LNA mengatakan bahwa pesawat-pesawat tempurnya telah mengebom kamp pro-pemerintah di dekat pusat tahanan dan pasukan pro-pemerintah telah menembakkan peluru sebagai balasannya, yang secara tidak sengaja mengenai pusat migran.
Juru bicara UNHCR, Charlie Yaxley, mengatakan bahwa mereka tidak dapat mengonfirmasi siapa yang jadi dalang di balik serangan terhadap pusat tahanan.
Dalam pernyataan selanjutnya, kepala Misi Libia PBB, Ghassan Salama dikutip mengatakan: "Serangan ini jelas dapat dikategorikan sebagai kejahatan perang, karena secara mengejutkan telah menewaskan orang-orang tidak berdosa yang mana akibat kondisi mengenaskannya membuat mereka terpaksa tinggal di dalam pengungsian itu."
Kenapa terjadi perang di Libya?
Tidak ada pihak yang secara penuh menguasai Libia, di mana negara itu dalam kondisi tidak stabil, tercabik di antara beberapa faksi politik dan militer, di mana dua di antaranya yang terpenting kini dipimpin oleh Perdana Menteri Sarraj dan Jenderal Haftar.
Jenderal Haftar mulai menyerang pemerintah sejak bulan April.
Sang jenderal telah aktif berpolitik di Libia selama lebih dari empat dekade terakhir dan merupakan salah satu sekutu terdekat Muammar Gadaffi hingga suatu perselisihan di akhir tahun 1980-an membuatnya harus tinggal dalam pengasingan di AS.
Setelah kembali ke Libia ketika pemberontakan mulai terjadi tahun 2011, ia membangun basis kekuatan di sisi timur dan memperoleh dukung dari Perancis, Mesir dan Uni Emirat Arab (UEA).
Warga Libia sendiri terpecah belah memandang sosoknya yang dikaitkan dengan Gadaffi dan koneksi AS. Meski demikian, mereka menghargai upayanya mengusir kelompok Islamis militan dari kota Benghazi dan sekitarnya.
Serentan apa para migran di Libya?
Kelompok penyelundupan manusia tumbuh subur di tengah kekacauan politik Libia, dan memeras para migran dari kawasan Afrika sub-Sahara yang putus asa hingga ribuan dolar per kepala.
- Reuters
Banyak kelompok HAM menyoroti kondisi mengenaskan pusat tahanan di mana banyak migran yang akhirnya terjebak di sana karena Uni Eropa dan penjaga pantai Libia bekerja sama untuk menghadang perahu para migran.

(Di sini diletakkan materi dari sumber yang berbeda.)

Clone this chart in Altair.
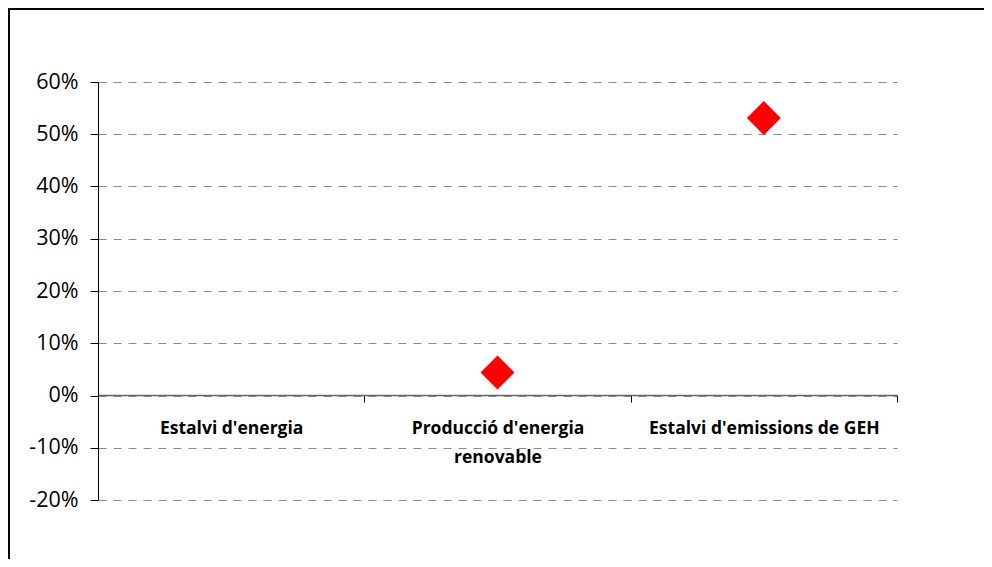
import altair as alt
import pandas as pd

categories = ["Estalvi d'energia", "Producció d'energia renovable", "Estalvi d'emissions de GEH"]
values = [None, 0.044, 0.531]
y_ticks = [-0.2, -0.1, 0.0, 0.1, 0.2, 0.3, 0.4, 0.5, 0.6]

df = pd.DataFrame({"cat": categories, "val": values})

W, H = 799, 418
PL, PT = 90, 74
TOTAL_W, TOTAL_H = 976, 551

label_expr = ('datum.label == "Producció d\'energia renovable" ? '
              '["Producció d\'energia", "renovable"] : datum.label')

x_enc = alt.X(
    "cat:N",
    sort=categories,
    scale=alt.Scale(domain=categories, paddingInner=0, paddingOuter=0),
    axis=alt.Axis(
        title=None,
        orient="bottom",
        offset=-105,
        labelAngle=0,
        labelExpr=label_expr,
        labelFont="Open Sans",
        labelFontWeight="bold",
        labelFontSize=17.5,
        labelColor="black",
        labelPadding=17,
        labelLineHeight=29,
        labelLimit=400,
        tickBand="extent",
        tickSize=7,
        tickColor="black",
        domainColor="#666666",
        domainWidth=1.5,
        grid=False,
        labelOverlap=False,
    ),
)

y_enc = alt.Y(
    "val:Q",
    scale=alt.Scale(domain=[-0.2, 0.6], nice=False, zero=False),
    axis=alt.Axis(
        title=None,
        values=y_ticks,
        labelExpr="replace(format(datum.value, '.0%'), '\u2212', '-')",
        labelFont="Open Sans",
        labelFontSize=21.5,
        labelColor="black",
        labelPadding=12,
        tickSize=8,
        tickColor="black",
        domainColor="black",
        grid=True,
        gridColor="#8a8a8a",
        gridDash=[8, 7],
        gridWidth=1,
    ),
)

frame = alt.Chart(df).mark_rect(
    fill="transparent", stroke="black", strokeWidth=1.5, clip=False
).encode(
    x=alt.value(-PL + 1),
    x2=alt.value(W + 200),
    y=alt.value(-PT + 1),
    y2=alt.value(H + 200),
)

points = alt.Chart(df).mark_point(
    shape="diamond", filled=True, color="#ff0000", size=1150, opacity=1
).encode(x=x_enc, y=y_enc)

chart = alt.layer(frame, points).properties(
    width=W,
    height=H,
    view=alt.ViewBackground(strokeWidth=0, strokeOpacity=0),
    autosize=alt.AutoSizeParams(type="none"),
    padding={"left": PL, "top": PT, "right": TOTAL_W - PL - W, "bottom": TOTAL_H - PT - H},
).configure_view(strokeWidth=0, strokeOpacity=0).configure(background="white")

chart.save("out.html", embed_options={"renderer": "svg", "actions": False})
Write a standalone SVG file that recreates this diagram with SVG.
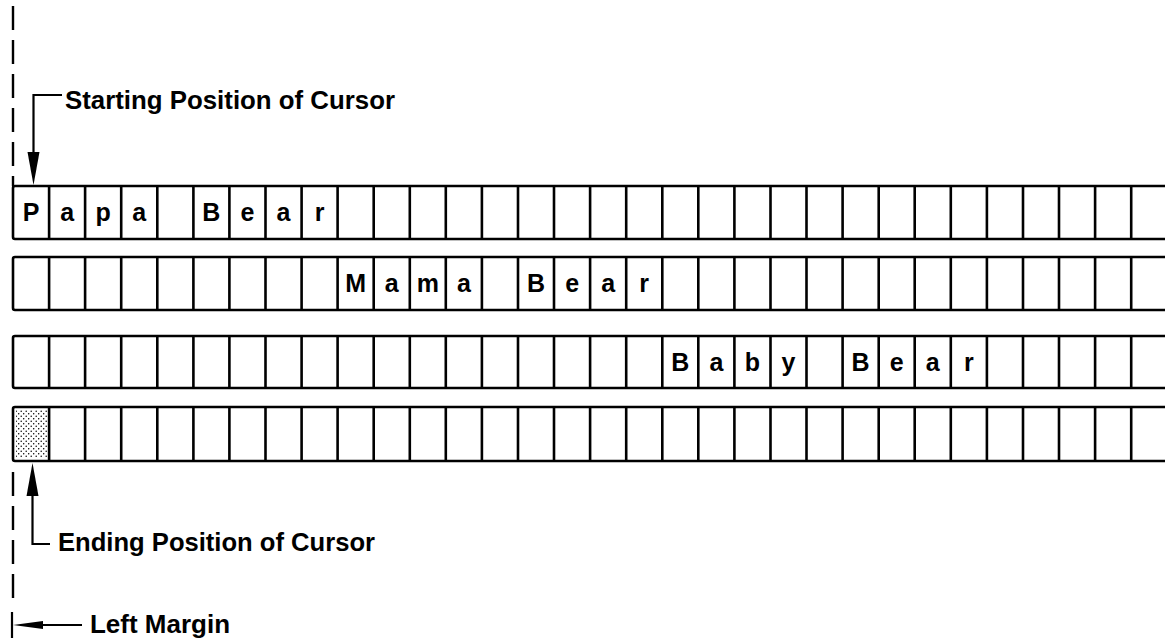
<svg xmlns="http://www.w3.org/2000/svg" width="1165" height="638" viewBox="0 0 1165 638">
<style>
.row{fill:none;stroke:#000;stroke-width:2.6}
.div{stroke:#000;stroke-width:2.6}
.ch{font-family:"Liberation Sans",Arial,sans-serif;font-weight:bold;font-size:25px;fill:#000;text-anchor:middle}
.lbl{font-family:"Liberation Sans",Arial,sans-serif;font-weight:bold;font-size:26px;fill:#000}
.ln{fill:none;stroke:#000;stroke-width:2.2}
.dash{fill:none;stroke:#000;stroke-width:2.4;stroke-dasharray:24 10}
</style>
<defs>
<pattern id="dots" width="5" height="5" patternUnits="userSpaceOnUse">
<circle cx="1.2" cy="1.2" r="0.75" fill="#000"/>
<circle cx="3.7" cy="3.7" r="0.75" fill="#000"/>
</pattern>
</defs>
<rect width="1165" height="638" fill="#fff"/>
<g id="margin-line">
<line class="dash" x1="13" y1="6" x2="13" y2="186"/>
<line class="dash" x1="13" y1="472" x2="13" y2="605"/>
</g>
<g id="row1">
<rect class="row" x="13" y="186" width="1170" height="53" rx="2"/>
<path class="div" d="M49.1,186V239M85.1,186V239M121.2,186V239M157.3,186V239M193.4,186V239M229.4,186V239M265.5,186V239M301.6,186V239M337.6,186V239M373.7,186V239M409.8,186V239M445.8,186V239M481.9,186V239M518,186V239M554,186V239M590.1,186V239M626.2,186V239M662.3,186V239M698.3,186V239M734.4,186V239M770.5,186V239M806.5,186V239M842.6,186V239M878.7,186V239M914.7,186V239M950.8,186V239M986.9,186V239M1023,186V239M1059,186V239M1095.1,186V239M1131.2,186V239"/>
<text class="ch" x="31" y="221">P</text>
<text class="ch" x="67.1" y="221">a</text>
<text class="ch" x="103.2" y="221">p</text>
<text class="ch" x="139.2" y="221">a</text>
<text class="ch" x="211.4" y="221">B</text>
<text class="ch" x="247.5" y="221">e</text>
<text class="ch" x="283.5" y="221">a</text>
<text class="ch" x="319.6" y="221">r</text>
</g>
<g id="row2">
<rect class="row" x="13" y="257" width="1170" height="53" rx="2"/>
<path class="div" d="M49.1,257V310M85.1,257V310M121.2,257V310M157.3,257V310M193.4,257V310M229.4,257V310M265.5,257V310M301.6,257V310M337.6,257V310M373.7,257V310M409.8,257V310M445.8,257V310M481.9,257V310M518,257V310M554,257V310M590.1,257V310M626.2,257V310M662.3,257V310M698.3,257V310M734.4,257V310M770.5,257V310M806.5,257V310M842.6,257V310M878.7,257V310M914.7,257V310M950.8,257V310M986.9,257V310M1023,257V310M1059,257V310M1095.1,257V310M1131.2,257V310"/>
<text class="ch" x="355.7" y="292">M</text>
<text class="ch" x="391.7" y="292">a</text>
<text class="ch" x="427.8" y="292">m</text>
<text class="ch" x="463.9" y="292">a</text>
<text class="ch" x="536" y="292">B</text>
<text class="ch" x="572.1" y="292">e</text>
<text class="ch" x="608.2" y="292">a</text>
<text class="ch" x="644.2" y="292">r</text>
</g>
<g id="row3">
<rect class="row" x="13" y="336" width="1170" height="52" rx="2"/>
<path class="div" d="M49.1,336V388M85.1,336V388M121.2,336V388M157.3,336V388M193.4,336V388M229.4,336V388M265.5,336V388M301.6,336V388M337.6,336V388M373.7,336V388M409.8,336V388M445.8,336V388M481.9,336V388M518,336V388M554,336V388M590.1,336V388M626.2,336V388M662.3,336V388M698.3,336V388M734.4,336V388M770.5,336V388M806.5,336V388M842.6,336V388M878.7,336V388M914.7,336V388M950.8,336V388M986.9,336V388M1023,336V388M1059,336V388M1095.1,336V388M1131.2,336V388"/>
<text class="ch" x="680.3" y="371">B</text>
<text class="ch" x="716.4" y="371">a</text>
<text class="ch" x="752.4" y="371">b</text>
<text class="ch" x="788.5" y="371">y</text>
<text class="ch" x="860.6" y="371">B</text>
<text class="ch" x="896.7" y="371">e</text>
<text class="ch" x="932.8" y="371">a</text>
<text class="ch" x="968.9" y="371">r</text>
</g>
<g id="row4">
<rect x="16" y="410" width="31" height="48" fill="url(#dots)"/>
<rect class="row" x="13" y="407" width="1170" height="54" rx="2"/>
<path class="div" d="M49.1,407V461M85.1,407V461M121.2,407V461M157.3,407V461M193.4,407V461M229.4,407V461M265.5,407V461M301.6,407V461M337.6,407V461M373.7,407V461M409.8,407V461M445.8,407V461M481.9,407V461M518,407V461M554,407V461M590.1,407V461M626.2,407V461M662.3,407V461M698.3,407V461M734.4,407V461M770.5,407V461M806.5,407V461M842.6,407V461M878.7,407V461M914.7,407V461M950.8,407V461M986.9,407V461M1023,407V461M1059,407V461M1095.1,407V461M1131.2,407V461"/>
</g>
<g id="connectors">
<path class="ln" d="M62,95H33.5V155"/>
<path d="M27.5,152L33.5,185L39.5,152Z" fill="#000"/>
<path class="ln" d="M32.5,494V544H50"/>
<path d="M26.5,496L32.5,463L38.5,496Z" fill="#000"/>
<path class="ln" d="M12,612V638M40,625H82"/>
<path d="M13,625L43,621L43,629Z" fill="#000"/>
</g>
<g id="labels">
<text class="lbl" x="65" y="109" textLength="330" lengthAdjust="spacingAndGlyphs">Starting Position of Cursor</text>
<text class="lbl" x="58" y="551" textLength="317" lengthAdjust="spacingAndGlyphs">Ending Position of Cursor</text>
<text class="lbl" x="90" y="633" textLength="140" lengthAdjust="spacingAndGlyphs">Left Margin</text>
</g>
</svg>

Italia, salah satu titik tujuan para migran dari Libia, telah mengambil langkah tegas dengan menutup dermaga-dermaga mereka dari kapal-kapal bantuan kemanusiaan, dengan menuduh mereka membantu praktik perdagangan manusia.
Sebagai gantinya, Italia ingin mengembalikan semua migran yang ditemukan di perairan terbuka ke Libia - di mana mereka biasanya berakhir di pusat tahanan.
Menyusul keberatan Italia, Uni Eropa (UE) mengusulkan solusi kompromi untuk mendirikan "pusat assessment" UE di negara-negara seperti Libia, di mana formulir pendaftaran suaka dapat diproses di luar negaranya sendiri dalam upaya untuk memecah operasi penyelundupan.
Ketika diberlakukan, para migran langsung diproses ketika pilihan yang muncul yaitu menampung mereka, menurut Leonard Doyle, juru bicara Organisasi Migrasi Internasional di Jenewa.
"Pusat tahanan ini tepat berada di samping markas milisi yang telah menjadi target sejak dulu dan pernah ditembaki meriam.
"Para migran yang mencoba pergi ke Eropa biasanya langsung ditangkap penjaga pantai Libia. Mereka dibawa kembali ke daratan, biasanya menggunakan bus, ke pusat tahanan manapun dari 60 lokasi yang ada di sekitar kota. Ini benar-benar bukan situasi yang baik."